ABSTRACT

Until 1993, the Japan Socialist Party (JSP) was the main opposition party in Japan, a position it had occupied since 1955. It formed the backbone of the 1955 system alongside the dominant Liberal Democratic Party (LDP). The 1955 system denotes the period between 1955 and 1993 when the LDP was the only party capable of forming a government in its own right, a time when the LDP was also permanently and successfully opposed by the JSP (and increasingly throughout that period, by other smaller opposition parties as well). But 1993 was a disastrous year for the JSP. It saw the number of seats it was usually able to win halve in the historic July Lower House election that also saw the LDP lose its majority for the first time in 38 years.
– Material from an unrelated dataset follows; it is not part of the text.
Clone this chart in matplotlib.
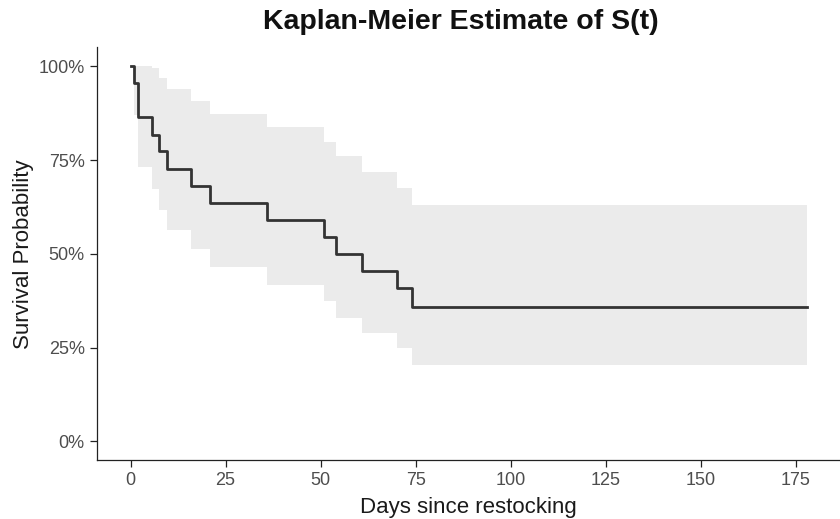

While 1993 has become embedded in collective memory as the year of the LDP’s collapse, little attention has been paid to the concurrent decline of the JSP, an event which has had a far greater impact on the face of Japanese parliamentary politics. This chapter shall attempt to show the extent and importance of these changes within the socialist opposition, and illuminate some of the differences between the pre-1993 led opposition party, the JSP, and the main opposition party that subsequently emerged, the Democratic Party of Japan (DPJ). The DPJ is proving to be an increasingly electable party, and while it does not yet have the power to win an election single-handedly, with each one it is moving steadily towards that goal. With each improvement in its performance, the possibility of the emergence of a twoparty system of sorts becomes more likely, and with that, Japanese democracy acquires a more conventional structure.